Anyone who spends time with young children will tell you they crave independence, and thrive on being able to do things for themselves. Responding to children's natural drives is exactly what our ECE settings should be doing, but sometimes misinterpretation leads us to ‘miss the mark’.
Independence going too far
As with any concept, there is a risk that the pendulum swings too far. Offering no independence is unlikely nowadays, but we've certainly seen occasions where full independence is expected unrealistically, and unfairly.
The idea of independence has been taken as an absolute, and children are left to sort through emotional upheaval on their own. You may have seen this too.
In wanting to offer independence, well meaning teachers fear anything that will create ‘dependence’. Children are then left to manage their big feelings without guidance, and so they will ‘learn’ to self manage.
The issue is though, that self management comes from a core of competence, developed slowly, and with support. It doesn't come from being left alone in a struggle.
Maybe you know the expression about the importance of a child ‘standing on their own two feet’? Adults worry a child won't do that if they get used to us sitting with them through their tears, and through their fears.
Here's the thing though.
Picture the upstanding child, planting their feet to face the world independently. If we yank any support out quickly and leave them to it, they either stagger off balance significantly, or fall right over - physically and emotionally. If, however, we let them plant those feet independently in their own time, freeing themselves from support when THEY are ready, they will stand tall and strong - physically and emotionally.
We offer the very best to our children when our environments and programmes say yes to the independence our children ARE seeking.
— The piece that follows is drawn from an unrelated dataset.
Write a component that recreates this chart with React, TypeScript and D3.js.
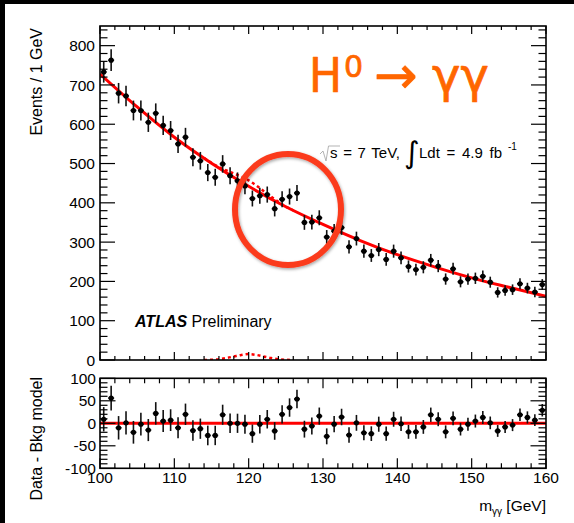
import React from "react";
import * as d3 from "d3";

// ---- data ----
const massBins = [
  100.5, 101.5, 102.5, 103.5, 104.5, 105.5, 106.5, 107.5, 108.5, 109.5,
  110.5, 111.5, 112.5, 113.5, 114.5, 115.5, 116.5, 117.5, 118.5, 119.5,
  120.5, 121.5, 122.5, 123.5, 124.5, 125.5, 126.5, 127.5, 128.5, 129.5,
  130.5, 131.5, 132.5, 133.5, 134.5, 135.5, 136.5, 137.5, 138.5, 139.5,
  140.5, 141.5, 142.5, 143.5, 144.5, 145.5, 146.5, 147.5, 148.5, 149.5,
  150.5, 151.5, 152.5, 153.5, 154.5, 155.5, 156.5, 157.5, 158.5, 159.5,
];
const events = [
  733, 763, 679, 672, 635, 635, 605, 628, 597, 584,
  550, 567, 516, 507, 477, 465, 499, 469, 456, 443,
  411, 418, 421, 385, 409, 416, 425, 350, 351, 362,
  313, 328, 337, 288, 309, 277, 266, 281, 256, 277,
  260, 238, 230, 236, 254, 239, 206, 232, 199, 206,
  208, 213, 198, 172, 177, 179, 194, 183, 173, 192,
];
const residuals = [
  9, 56, -10, 1, -20, -2, -15, 22, 5, 7,
  -10, 20, -16, -12, -27, -27, 19, 0, 0, -2,
  -23, -2, 9, -17, 20, 35, 54, -13, -6, 16,
  -29, -2, 14, -26, 1, -21, -23, -2, -23, 9,
  -1, -19, -19, -8, 19, 9, -19, 11, -13, -2,
  5, 13, 1, -17, -8, -4, 19, 13, 7, 29,
];
const fitMass = [100, 105, 110, 115, 120, 125, 130, 135, 140, 145, 150, 155, 160];
const fitEvents = [728, 644, 567, 501, 442, 390, 345, 304, 268, 237, 209, 185, 162];
const signalMass = [114, 115, 116, 117, 118, 119, 120, 121, 122, 123, 124, 125, 126];
const signalEvents = [0, 0.5, 2, 5, 9, 13, 15, 13, 9, 5, 2, 0.5, 0];
const mainYTicks = [0, 100, 200, 300, 400, 500, 600, 700, 800];
const resYTicks = [-100, -50, 0, 50, 100];
const xTicks = [100, 110, 120, 130, 140, 150, 160];

// ---- layout ----
const W = 574;
const H = 523;
const XL = 100;
const XR = 546;
const MT = 26;
const MB = 360;
const RT = 378.3;
const RB = 468.3;
const FONT = "'Liberation Sans', Arial, Helvetica, sans-serif";
const RED = "#ff0000";

export default function App() {
  const x = d3.scaleLinear().domain([100, 160]).range([XL, XR]);
  const y = d3.scaleLinear().domain([0, 850]).range([MB, MT]);
  const yr = d3.scaleLinear().domain([-100, 100]).range([RB, RT]);
  const fitAt = d3.scaleLinear().domain(fitMass).range(fitEvents);

  const fitLine = d3
    .line<number>()
    .x((_, i) => x(fitMass[i]))
    .y((d) => y(d))
    .curve(d3.curveMonotoneX)(fitEvents) as string;

  const sigLine = d3
    .line<number>()
    .x((_, i) => x(signalMass[i]))
    .y((d) => y(d))
    .curve(d3.curveMonotoneX)(signalEvents) as string;

  const sbLine = d3
    .line<number>()
    .x((_, i) => x(signalMass[i]))
    .y((d, i) => y(d + fitAt(signalMass[i])))
    .curve(d3.curveMonotoneX)(signalEvents) as string;

  const minorX = d3.range(100, 160.01, 2);
  const minorMainY = d3.range(0, 850.01, 20);
  const minorResY = d3.range(-100, 100.01, 10);
  const halfBin = 0.4;

  return (
    <svg
      width={W}
      height={H}
      style={{ position: "absolute", left: 0, top: 0, display: "block", background: "#fff" }}
      fontFamily={FONT}
    >
      <defs>
        <clipPath id="mainClip">
          <rect x={XL} y={MT} width={XR - XL} height={MB - MT} />
        </clipPath>
        <clipPath id="resClip">
          <rect x={XL} y={RT} width={XR - XL} height={RB - RT} />
        </clipPath>
        <filter id="shadow" x="-20%" y="-20%" width="140%" height="140%">
          <feDropShadow dx="1" dy="1.5" stdDeviation="1.5" floodColor="#000" floodOpacity="0.35" />
        </filter>
      </defs>
      <rect x={0} y={0} width={W} height={H} fill="#fff" />
      <rect x={0} y={0} width={5} height={H} fill="#000" />
      <rect x={0} y={0} width={W} height={4} fill="#000" />

      {/* ---------- main panel ---------- */}
      <g clipPath="url(#mainClip)">
        <path d={fitLine} fill="none" stroke={RED} strokeWidth={3} />
        <path d={sbLine} fill="none" stroke={RED} strokeWidth={2.5} strokeDasharray="3 3" />
        <path d={sigLine} fill="none" stroke={RED} strokeWidth={2.5} strokeDasharray="3 3" />
      </g>
      {massBins.map((m, i) => {
        const n = events[i];
        const e = Math.sqrt(n);
        return (
          <g key={"d" + i}>
            <line x1={x(m)} x2={x(m)} y1={y(n - e)} y2={y(n + e)} stroke="#111" strokeWidth={1.6} />
            <line x1={x(m - halfBin)} x2={x(m + halfBin)} y1={y(n)} y2={y(n)} stroke="#111" strokeWidth={1.6} />
            <circle cx={x(m)} cy={y(n)} r={2.6} fill="#000" />
          </g>
        );
      })}

      {/* main frame & ticks */}
      <rect x={XL} y={MT} width={XR - XL} height={MB - MT} fill="none" stroke="#000" strokeWidth={1.6} />
      {minorMainY.map((v) => {
        const major = v % 100 === 0;
        const len = major ? 15 : 7.5;
        return (
          <g key={"my" + v}>
            <line x1={XL} x2={XL + len} y1={y(v)} y2={y(v)} stroke="#000" strokeWidth={1.2} />
            <line x1={XR} x2={XR - len} y1={y(v)} y2={y(v)} stroke="#000" strokeWidth={1.2} />
          </g>
        );
      })}
      {minorX.map((v) => {
        const major = v % 10 === 0;
        const len = major ? 8 : 4;
        return (
          <g key={"mx" + v}>
            <line x1={x(v)} x2={x(v)} y1={MB} y2={MB - len} stroke="#000" strokeWidth={1.2} />
            <line x1={x(v)} x2={x(v)} y1={MT} y2={MT + len} stroke="#000" strokeWidth={1.2} />
          </g>
        );
      })}
      {mainYTicks.map((v) => (
        <text key={"myl" + v} x={95} y={y(v)} dy="0.36em" textAnchor="end" fontSize={15.5} fill="#000">
          {v}
        </text>
      ))}
      <text transform="translate(42,28) rotate(-90)" textAnchor="end" fontSize={16} fill="#000">
        Events / 1 GeV
      </text>

      {/* annotations */}
      <text x={135} y={327} fontSize={16} fill="#000">
        <tspan fontWeight="bold" fontStyle="italic">ATLAS</tspan>
        <tspan> Preliminary</tspan>
      </text>
      <path d="M320,154 L323,151 L326,161 L328.5,146 L340,146" fill="none" stroke="#aaa" strokeWidth={0.9} />
      <text x={330} y={158} fontSize={15} fill="#000" wordSpacing={1.5}>
        s = 7 TeV,
      </text>
      <text x={404} y={163} fontSize={30} fill="#000" fontFamily="'DejaVu Sans', sans-serif">
        ∫
      </text>
      <text x={419} y={158} fontSize={15} fill="#000" wordSpacing={2.5}>
        Ldt = 4.9 fb
      </text>
      <text x={508} y={150} fontSize={10} fill="#000">
        -1
      </text>

      <g fill="#ff6600" stroke="#ff6600" strokeWidth={0.7} strokeLinejoin="round" fontFamily="'DejaVu Sans', sans-serif">
        <text x={309} y={92} fontSize={48} textLength={33} lengthAdjust="spacingAndGlyphs">
          H
        </text>
        <text x={344} y={77} fontSize={30}>
          0
        </text>
        <text x={374} y={93} fontSize={52}>
          →
        </text>
        <text x={432} y={92} fontSize={48}>
          γγ
        </text>
      </g>

      <ellipse
        cx={288}
        cy={209.5}
        rx={53}
        ry={55.5}
        fill="none"
        stroke="#fb3b1e"
        strokeWidth={6}
        filter="url(#shadow)"
      />

      {/* ---------- residual panel ---------- */}
      <g clipPath="url(#resClip)">
        <line x1={XL} x2={XR} y1={yr(0)} y2={yr(0)} stroke={RED} strokeWidth={3} />
      </g>
      {massBins.map((m, i) => {
        const r = residuals[i];
        const e = Math.sqrt(events[i]);
        return (
          <g key={"r" + i}>
            <line x1={x(m)} x2={x(m)} y1={yr(r - e)} y2={yr(r + e)} stroke="#111" strokeWidth={1.6} />
            <line x1={x(m - halfBin)} x2={x(m + halfBin)} y1={yr(r)} y2={yr(r)} stroke="#111" strokeWidth={1.6} />
            <circle cx={x(m)} cy={yr(r)} r={2.6} fill="#000" />
          </g>
        );
      })}
      <rect x={XL} y={RT} width={XR - XL} height={RB - RT} fill="none" stroke="#000" strokeWidth={1.6} />
      {minorResY.map((v) => {
        const major = v % 50 === 0;
        const len = major ? 15.5 : 7.5;
        return (
          <g key={"ry" + v}>
            <line x1={XL} x2={XL + len} y1={yr(v)} y2={yr(v)} stroke="#000" strokeWidth={1.2} />
            <line x1={XR} x2={XR - len} y1={yr(v)} y2={yr(v)} stroke="#000" strokeWidth={1.2} />
          </g>
        );
      })}
      {minorX.map((v) => {
        const major = v % 10 === 0;
        const len = major ? 10 : 5;
        return (
          <g key={"rx" + v}>
            <line x1={x(v)} x2={x(v)} y1={RB} y2={RB - len} stroke="#000" strokeWidth={1.2} />
            <line x1={x(v)} x2={x(v)} y1={RT} y2={RT + len} stroke="#000" strokeWidth={1.2} />
          </g>
        );
      })}
      {resYTicks.map((v) => (
        <text key={"ryl" + v} x={96} y={yr(v)} dy="0.36em" textAnchor="end" fontSize={15.5} fill="#000">
          {v}
        </text>
      ))}
      {xTicks.map((v) => (
        <text key={"xl" + v} x={x(v)} y={483} textAnchor="middle" fontSize={15.5} fill="#000">
          {v}
        </text>
      ))}
      <text transform="translate(42,377) rotate(-90)" textAnchor="end" fontSize={16} fill="#000">
        Data - Bkg model
      </text>
      <text x={546} y={511} textAnchor="end" fontSize={15.5} fill="#000">
        m<tspan fontSize={10} dy={4}>γγ</tspan>
        <tspan dy={-4}> [GeV]</tspan>
      </text>
    </svg>
  );
}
Allowing for independence AND support
Tuning in to each child lets us know when and how much independence they need with their self care, decision making, and problem solving.
As with all needs of young children, the prescribed dosage is individual. But we also need to be saying yes to nurturing and connection, and yes to close proximity.
Our biggest yes should be letting them determine where their dependence lies, and when it gives way to being able to do, and cope with things, on their own.